EXERCISE:
Everything from the first line of the data below through the line that contains "const fmt = (v: number, d: number)" should be written out exactly, please, and nothing more; the pictures stay out.

STORED DATA:
— start —
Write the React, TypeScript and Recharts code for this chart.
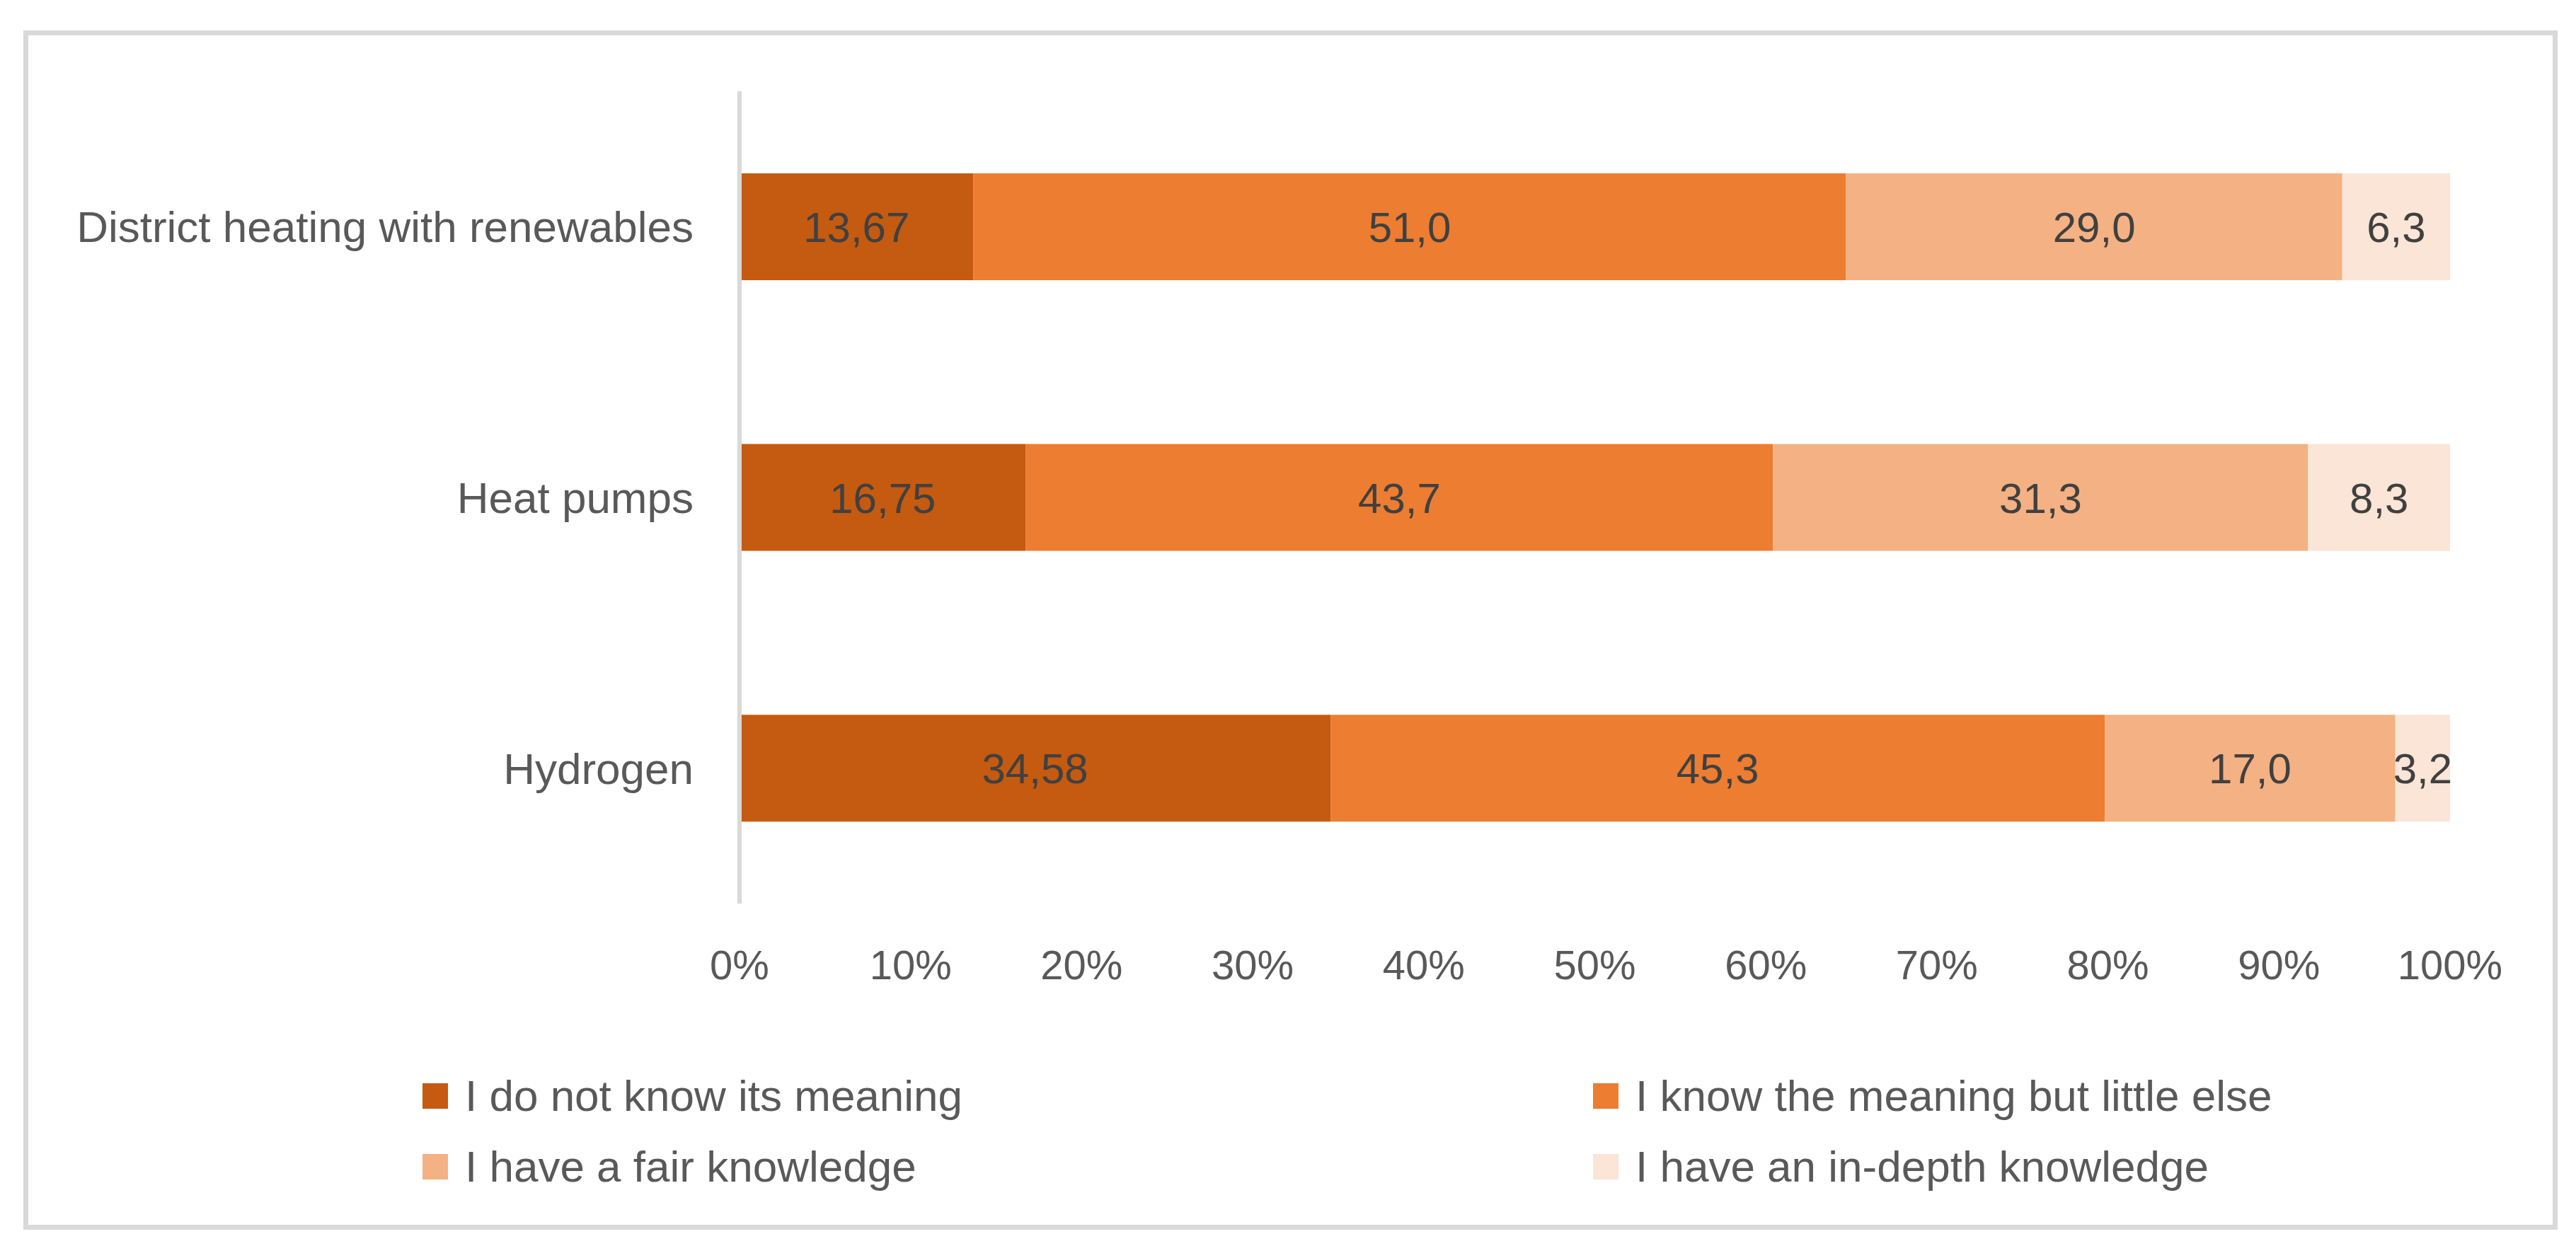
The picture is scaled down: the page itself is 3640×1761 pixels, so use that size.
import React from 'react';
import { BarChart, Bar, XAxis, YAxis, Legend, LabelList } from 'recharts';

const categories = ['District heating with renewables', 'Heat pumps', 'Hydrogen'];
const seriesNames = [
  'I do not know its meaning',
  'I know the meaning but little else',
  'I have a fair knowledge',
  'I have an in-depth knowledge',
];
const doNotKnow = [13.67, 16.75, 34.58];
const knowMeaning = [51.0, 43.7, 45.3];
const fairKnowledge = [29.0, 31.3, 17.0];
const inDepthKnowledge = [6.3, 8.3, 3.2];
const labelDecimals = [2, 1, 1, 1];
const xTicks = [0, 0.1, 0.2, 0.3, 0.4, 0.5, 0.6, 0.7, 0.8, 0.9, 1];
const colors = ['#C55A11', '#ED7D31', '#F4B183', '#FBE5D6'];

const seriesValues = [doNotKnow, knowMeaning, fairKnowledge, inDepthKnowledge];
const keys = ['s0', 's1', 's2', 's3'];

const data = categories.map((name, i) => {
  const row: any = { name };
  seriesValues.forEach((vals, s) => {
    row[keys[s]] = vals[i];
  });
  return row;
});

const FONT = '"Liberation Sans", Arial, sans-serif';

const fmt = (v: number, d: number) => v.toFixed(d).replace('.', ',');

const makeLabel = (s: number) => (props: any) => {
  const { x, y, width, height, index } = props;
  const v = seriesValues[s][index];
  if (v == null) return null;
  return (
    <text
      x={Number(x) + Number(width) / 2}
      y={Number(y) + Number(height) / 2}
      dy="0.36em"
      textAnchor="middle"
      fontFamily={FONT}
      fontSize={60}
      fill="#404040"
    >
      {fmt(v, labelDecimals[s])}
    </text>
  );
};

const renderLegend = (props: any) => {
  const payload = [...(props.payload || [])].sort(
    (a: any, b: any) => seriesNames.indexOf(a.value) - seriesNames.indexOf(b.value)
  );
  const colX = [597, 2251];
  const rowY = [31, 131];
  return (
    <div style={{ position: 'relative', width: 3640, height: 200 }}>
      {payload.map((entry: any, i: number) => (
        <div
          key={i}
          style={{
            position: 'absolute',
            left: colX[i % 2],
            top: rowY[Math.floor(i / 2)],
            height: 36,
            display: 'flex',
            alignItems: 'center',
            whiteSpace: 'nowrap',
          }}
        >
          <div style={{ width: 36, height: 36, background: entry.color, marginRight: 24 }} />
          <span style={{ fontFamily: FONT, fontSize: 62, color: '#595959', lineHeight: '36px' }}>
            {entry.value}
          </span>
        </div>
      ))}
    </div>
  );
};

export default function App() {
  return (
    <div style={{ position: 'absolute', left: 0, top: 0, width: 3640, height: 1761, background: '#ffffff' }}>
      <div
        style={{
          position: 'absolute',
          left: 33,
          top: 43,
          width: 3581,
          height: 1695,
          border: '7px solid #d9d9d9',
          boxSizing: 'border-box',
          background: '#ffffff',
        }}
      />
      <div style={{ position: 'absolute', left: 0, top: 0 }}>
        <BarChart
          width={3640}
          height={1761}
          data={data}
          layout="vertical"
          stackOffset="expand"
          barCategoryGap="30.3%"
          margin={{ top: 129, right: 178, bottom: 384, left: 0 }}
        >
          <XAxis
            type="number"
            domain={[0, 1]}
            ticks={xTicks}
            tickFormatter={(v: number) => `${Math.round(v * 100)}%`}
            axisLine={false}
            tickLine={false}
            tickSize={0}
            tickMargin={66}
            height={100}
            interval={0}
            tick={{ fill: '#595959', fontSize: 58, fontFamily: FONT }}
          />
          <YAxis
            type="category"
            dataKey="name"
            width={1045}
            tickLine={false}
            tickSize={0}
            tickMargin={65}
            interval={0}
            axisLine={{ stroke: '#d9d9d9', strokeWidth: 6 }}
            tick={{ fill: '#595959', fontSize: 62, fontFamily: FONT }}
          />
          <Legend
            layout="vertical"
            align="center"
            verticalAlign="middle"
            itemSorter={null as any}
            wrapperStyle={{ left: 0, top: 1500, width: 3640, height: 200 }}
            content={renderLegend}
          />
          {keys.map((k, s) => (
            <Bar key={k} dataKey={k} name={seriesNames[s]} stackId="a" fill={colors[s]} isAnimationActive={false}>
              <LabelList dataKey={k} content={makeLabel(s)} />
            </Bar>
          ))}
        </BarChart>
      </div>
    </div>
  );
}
— end —
TASK RESULT:
Write the React, TypeScript and Recharts code for this chart.
The picture is scaled down: the page itself is 3640×1761 pixels, so use that size.
import React from 'react';
import { BarChart, Bar, XAxis, YAxis, Legend, LabelList } from 'recharts';

const categories = ['District heating with renewables', 'Heat pumps', 'Hydrogen'];
const seriesNames = [
  'I do not know its meaning',
  'I know the meaning but little else',
  'I have a fair knowledge',
  'I have an in-depth knowledge',
];
const doNotKnow = [13.67, 16.75, 34.58];
const knowMeaning = [51.0, 43.7, 45.3];
const fairKnowledge = [29.0, 31.3, 17.0];
const inDepthKnowledge = [6.3, 8.3, 3.2];
const labelDecimals = [2, 1, 1, 1];
const xTicks = [0, 0.1, 0.2, 0.3, 0.4, 0.5, 0.6, 0.7, 0.8, 0.9, 1];
const colors = ['#C55A11', '#ED7D31', '#F4B183', '#FBE5D6'];

const seriesValues = [doNotKnow, knowMeaning, fairKnowledge, inDepthKnowledge];
const keys = ['s0', 's1', 's2', 's3'];

const data = categories.map((name, i) => {
  const row: any = { name };
  seriesValues.forEach((vals, s) => {
    row[keys[s]] = vals[i];
  });
  return row;
});

const FONT = '"Liberation Sans", Arial, sans-serif';

const fmt = (v: number, d: number) => v.toFixed(d).replace('.', ',');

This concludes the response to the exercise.